Parkinson's disease: does it all start with gut inflammation?

The PD-GUT project is concerned with the origin of Parkinson's disease (PD), in particular whether PD begins in the gut. Traditionally, PD is considered a brain-only disease, but recent observations suggest that gastrointestinal (GI) tract involvement precedes motor symptoms. This project explores the hypothesis that gut inflammation is the initial trigger for PD. Understanding the early mechanisms of PD could lead to groundbreaking diagnostic, preventive, and therapeutic strategies. As PD affects millions of people worldwide, identifying its intestinal origins may transform disease management, improve patient outcomes, and reduce the societal and economic burden. The overall goal is to unravel the role of gut inflammation as the first insult in the development of PD, with the ultimate goal of identifying novel mediators involved in immune cell contributions to neurodegeneration. The project uses interdisciplinary approaches combining neuroscience, immunology and microbiology with advanced methodologies such as human induced pluripotent stem cells, three-dimensional model systems, organ-on-a-chip and single cell analysis. In addition to its potential to transform the understanding and treatment of PD, findings from the PD-GUT project could have significant implications for the study of other enteric diseases and microbial biology. Insights into the role of the gut in PD may influence treatment strategies for several conditions associated with gut inflammation and microbiome dysbiosis, highlighting the broader relevance of this groundbreaking research.

Achievements which have been made in the PD-GUT project including the following:

- To understand how LRRK2 shapes the host environment, we used RNA sequencing on infected macrophage subpopulations to simultaneously analyze host and pathogen transcriptomes.
- We have successfully developed human-induced pluripotent stem cell (iPSC)-derived intestinal organoids (HIOs) that integrate isogenic macrophages and enteric neurons. To characterize the HIOs, we employed immunohistochemical techniques. These organoids closely mimic the cellular composition and functionality of the human intestine. Infection models in HIOs have been successfully established. These models provide a valuable tool to analyze the role of inflammation in intestinal proteinophaty.
- We developed midbrain organoids containing isogenic iPSC-derived microglia and characterized them using immunohistochemistry and scRNAseq. To improve reproducibility and promote long-term neuronal maturation and microglial integration, we implemented a bioreactor-based method to generate midbrain organoids. Results indicate increased survival of dopaminergic neurons, improved tissue morphology and integrity for long-term culture. Immunohistochemical analysis showed an increase in cells positive for mature dopaminergic markers and a decrease in apoptotic signals in bioreactor-grown organoids. We performed high-performance liquid chromatography (HPLC) measurements of neurotransmitters and single-cell RNA sequencing to compare functionality and neuroelectric activity.
- We fabricated an intestinal microchip that will allow the analysis of inflammatory responses to proteotoxic stress.

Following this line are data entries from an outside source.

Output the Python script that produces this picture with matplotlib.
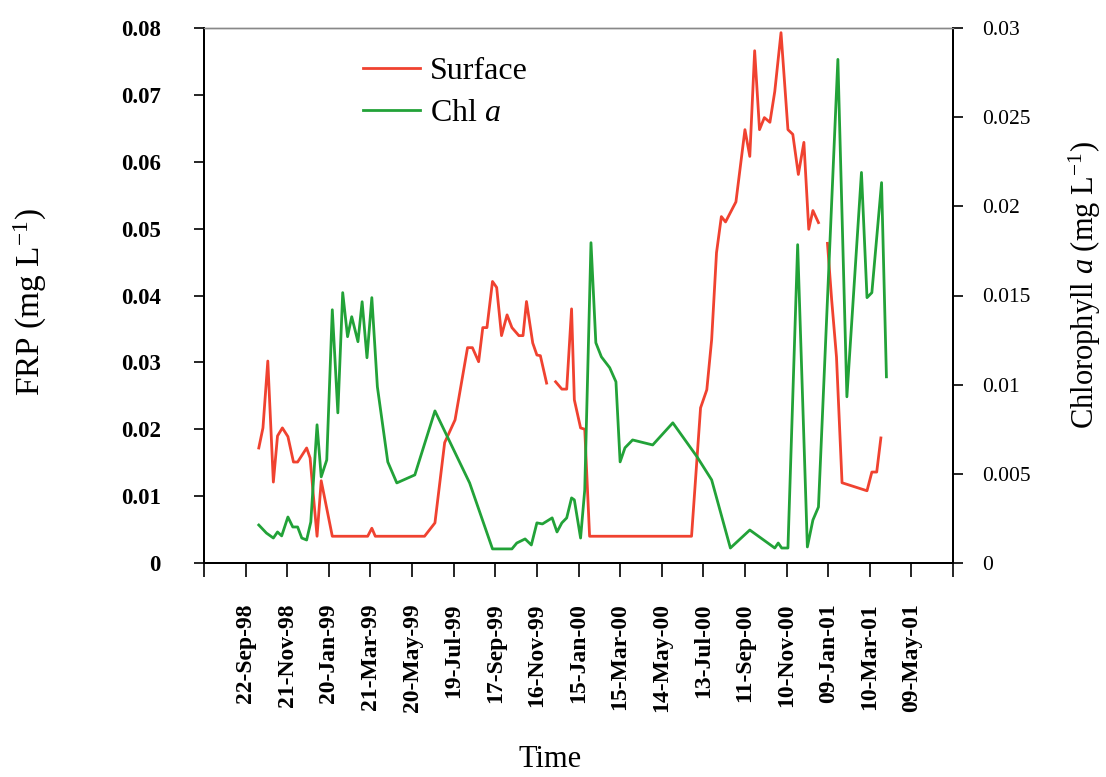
import numpy as np
import pandas as pd
import matplotlib
matplotlib.use('Agg')
import matplotlib.pyplot as plt
import matplotlib.transforms as mtransforms

plt.rcParams['font.family'] = ['Liberation Serif', 'DejaVu Serif']
plt.rcParams['mathtext.fontset'] = 'custom'
plt.rcParams['mathtext.rm'] = 'Liberation Serif'
plt.rcParams['mathtext.it'] = 'Liberation Serif:italic'

nan = np.nan

# FRP, surface samples (mg/L); NaN marks a break in the record
surface_dates = ['1998-10-11', '1998-10-17', '1998-10-24', '1998-11-01', '1998-11-07',
                 '1998-11-14', '1998-11-22', '1998-11-30', '1998-12-06', '1998-12-19',
                 '1998-12-24', '1998-12-28', '1999-01-03', '1999-01-09', '1999-01-25',
                 '1999-02-22', '1999-03-17', '1999-03-23', '1999-03-28', '1999-05-02',
                 '1999-06-07', '1999-06-22', '1999-07-06', '1999-07-21', '1999-08-08',
                 '1999-08-15', '1999-08-24', '1999-08-30', '1999-09-05', '1999-09-13',
                 '1999-09-19', '1999-09-26', '1999-10-04', '1999-10-11', '1999-10-21',
                 '1999-10-27', '1999-11-01', '1999-11-10', '1999-11-16', '1999-11-21',
                 '1999-11-30', '1999-12-06', '1999-12-13', '1999-12-22', '1999-12-29',
                 '2000-01-05', '2000-01-09', '2000-01-18', '2000-01-24', '2000-01-31',
                 '2000-04-12', '2000-06-26', '2000-07-09', '2000-07-18', '2000-07-25',
                 '2000-08-01', '2000-08-08', '2000-08-14', '2000-08-21', '2000-08-29',
                 '2000-09-11', '2000-09-18', '2000-09-25', '2000-10-02', '2000-10-09',
                 '2000-10-17', '2000-10-24', '2000-11-02', '2000-11-12', '2000-11-19',
                 '2000-11-27', '2000-12-05', '2000-12-12', '2000-12-18', '2000-12-26',
                 '2001-01-02', '2001-01-08', '2001-01-14', '2001-01-21', '2001-01-29',
                 '2001-03-06', '2001-03-13', '2001-03-20', '2001-03-26']
surface_frp = [0.0172, 0.0202, 0.0302, 0.0121, 0.0190,
               0.0202, 0.0189, 0.0151, 0.0151, 0.0172,
               0.0157, 0.0109, 0.0040, 0.0123, 0.0040,
               0.0040, 0.0040, 0.0052, 0.0040, 0.0040,
               0.0040, 0.0060, 0.0180, 0.0214, 0.0322,
               0.0322, 0.0301, 0.0352, 0.0352, 0.0421,
               0.0412, 0.0340, 0.0371, 0.0352, 0.0340,
               0.0340, 0.0391, 0.0329, 0.0311, 0.0310,
               0.0269, nan, 0.0271, 0.0260, 0.0260,
               0.0380, 0.0244, 0.0202, 0.0200, 0.0040,
               0.0040, 0.0040, 0.0232, 0.0259, 0.0334,
               0.0464, 0.0518, 0.0510, 0.0524, 0.0540,
               0.0648, 0.0608, 0.0766, 0.0648, 0.0666,
               0.0659, 0.0705, 0.0793, 0.0648, 0.0641,
               0.0581, 0.0629, 0.0499, 0.0527, 0.0509,
               nan, 0.0478, 0.0394, 0.0308, 0.0120,
               0.0108, 0.0136, 0.0136, 0.0187]

# chlorophyll a (mg/L)
chl_dates = ['1998-10-11', '1998-10-22', '1998-11-01', '1998-11-07', '1998-11-13',
             '1998-11-22', '1998-11-29', '1998-12-06', '1998-12-12', '1998-12-19',
             '1998-12-25', '1999-01-03', '1999-01-09', '1999-01-17', '1999-01-25',
             '1999-02-02', '1999-02-09', '1999-02-16', '1999-02-22', '1999-03-03',
             '1999-03-09', '1999-03-16', '1999-03-23', '1999-03-31', '1999-04-15',
             '1999-04-28', '1999-05-24', '1999-06-22', '1999-08-11', '1999-09-13',
             '1999-10-11', '1999-10-18', '1999-10-30', '1999-11-08', '1999-11-16',
             '1999-11-24', '1999-12-08', '1999-12-15', '1999-12-22', '1999-12-29',
             '2000-01-05', '2000-01-09', '2000-01-18', '2000-01-24', '2000-02-02',
             '2000-02-09', '2000-02-17', '2000-02-29', '2000-03-09', '2000-03-15',
             '2000-03-22', '2000-04-02', '2000-05-01', '2000-05-30', '2000-07-04',
             '2000-07-25', '2000-08-21', '2000-09-18', '2000-10-24', '2000-10-29',
             '2000-11-03', '2000-11-12', '2000-11-26', '2000-12-10', '2000-12-18',
             '2000-12-26', '2001-01-23', '2001-02-05', '2001-02-26', '2001-03-06',
             '2001-03-13', '2001-03-27', '2001-04-03']
chl_a = [0.00213, 0.00168, 0.00140, 0.00174, 0.00152,
         0.00258, 0.00202, 0.00202, 0.00140, 0.00129,
         0.00230, 0.00775, 0.00483, 0.00578, 0.01420,
         0.00842, 0.01516, 0.01269, 0.01381, 0.01241,
         0.01465, 0.01151, 0.01488, 0.00988, 0.00567,
         0.00449, 0.00494, 0.00853, 0.00449, 0.00079,
         0.00079, 0.00112, 0.00135, 0.00101, 0.00225,
         0.00219, 0.00253, 0.00174, 0.00225, 0.00253,
         0.00365, 0.00354, 0.00140, 0.00410, 0.01796,
         0.01235, 0.01156, 0.01095, 0.01016, 0.00567,
         0.00646, 0.00690, 0.00662, 0.00786, 0.00595,
         0.00466, 0.00084, 0.00185, 0.00084, 0.00112,
         0.00084, 0.00084, 0.01785, 0.00090, 0.00241,
         0.00314, 0.02824, 0.00932, 0.02190, 0.01488,
         0.01516, 0.02133, 0.01044]

# x axis: 60-day steps, end ticks carry no label
tick_labels = ['', '22-Sep-98', '21-Nov-98', '20-Jan-99', '21-Mar-99', '20-May-99',
               '19-Jul-99', '17-Sep-99', '16-Nov-99', '15-Jan-00', '15-Mar-00',
               '14-May-00', '13-Jul-00', '11-Sep-00', '10-Nov-00', '09-Jan-01',
               '10-Mar-01', '09-May-01', '']

sd = pd.to_datetime(surface_dates)
cd = pd.to_datetime(chl_dates)
x_start = pd.Timestamp('1998-07-24')
ticks = [x_start + pd.Timedelta(days=60 * i) for i in range(len(tick_labels))]

fig = plt.figure(figsize=(11.06, 7.77), dpi=100)
ax = fig.add_axes([204 / 1106, 1 - 563 / 777, 749 / 1106, 535 / 777])
ax2 = ax.twinx()

l1, = ax.plot(sd, surface_frp, color='#f04230', lw=2.0, label='Surface')
l2, = ax2.plot(cd, chl_a, color='#22a238', lw=2.0, label='Chl $a$')

ax.set_xlim(ticks[0], ticks[-1])
ax.set_ylim(0, 0.08)
ax2.set_ylim(0, 0.03)
ax.set_yticks(np.arange(0, 0.081, 0.01))
ax.set_yticklabels(['0', '0.01', '0.02', '0.03', '0.04', '0.05', '0.06', '0.07', '0.08'])
ax2.set_yticks(np.arange(0, 0.0301, 0.005))
ax2.set_yticklabels(['0', '0.005', '0.01', '0.015', '0.02', '0.025', '0.03'])

ax.set_xticks(ticks)
ax.set_xticklabels(tick_labels, rotation=90, fontsize=17, fontweight='bold')
shift = mtransforms.ScaledTranslation(-9 / 100, 0, fig.dpi_scale_trans)
for t in ax.get_xticklabels():
    t.set_transform(t.get_transform() + shift)

ax.tick_params(axis='x', direction='out', length=10, width=1.2, pad=19)
ax.tick_params(axis='y', direction='out', length=7, width=1.2, pad=24, labelsize=16.5)
for t in ax.get_yticklabels():
    t.set_fontweight('bold')
ax2.tick_params(axis='y', direction='out', length=7, width=1.2, pad=14, labelsize=15.5)

for a in (ax, ax2):
    a.spines['top'].set_color('#888888')
    a.spines['top'].set_linewidth(1.0)
    for s in ('left', 'right', 'bottom'):
        a.spines[s].set_linewidth(1.4)

fig.text(30 / 1106, 1 - 302 / 777, r'FRP (mg $\mathrm{L}^{-1}$)', rotation=90,
         ha='center', va='center', fontsize=24)
fig.text(1085 / 1106, 1 - 285 / 777, r'Chlorophyll $a$ (mg $\mathrm{L}^{-1}$)', rotation=90,
         ha='center', va='center', fontsize=22)
ax.set_xlabel('Time', fontsize=22)
ax.xaxis.set_label_coords(0.462, -0.368)
ax.xaxis.label.set_verticalalignment('center')

ax2.legend([l1, l2], ['Surface', 'Chl $a$'], loc='upper left',
           bbox_to_anchor=(0.212, 0.946), frameon=False, fontsize=23,
           handlelength=1.8, handletextpad=0.3, labelspacing=0.4,
           borderpad=0, borderaxespad=0)

fig.savefig('out.png', dpi=100)
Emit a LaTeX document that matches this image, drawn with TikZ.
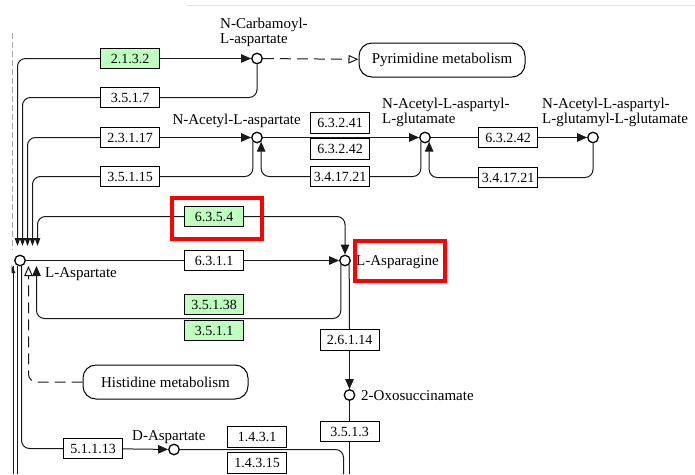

One of the major milestones of the PD-GUT project was the successful development of human intestinal organoids (HIOs) using an innovative 3D mechanically active gut-on-chip platform (in an international collaboration). This cutting-edge technology represents a significant advance in our ability to accurately model the human intestinal environment. The gut-on-chip platform mimics the physiological conditions of the human gut, including peristaltic motion and fluid flow, providing a dynamic and realistic environment for the growth and function of HIOs. This development enables more precise study of the interactions between intestinal epithelial cells, the microbiome and immune cells, which are critical to understanding the early stages of PD pathogenesis associated with intestinal inflammation.

In addition to advances in gut modeling, the PD-GUT project has also pioneered a novel bioreactor-based method for generating midbrain organoids. This method greatly enhances the maturation of midbrain organoids in a three-dimensional (3D) environment that closely mimics the in vivo conditions of human brain development. The bioreactor system facilitates the efficient exchange of nutrients and waste products, promoting the growth and differentiation of stem cells into mature, functional neuronal tissue. This breakthrough allows us to study the complex interactions between the gut and the brain at a higher level of sophistication, providing critical insights into how gut-derived signals may contribute to neurodegenerative processes in Parkinson's disease.

Dissemination of our results is expected to stimulate further research and collaboration, accelerating the discovery of novel diagnostic and therapeutic strategies for PD and other related neurodegenerative diseases and inflammatory bowel diseases.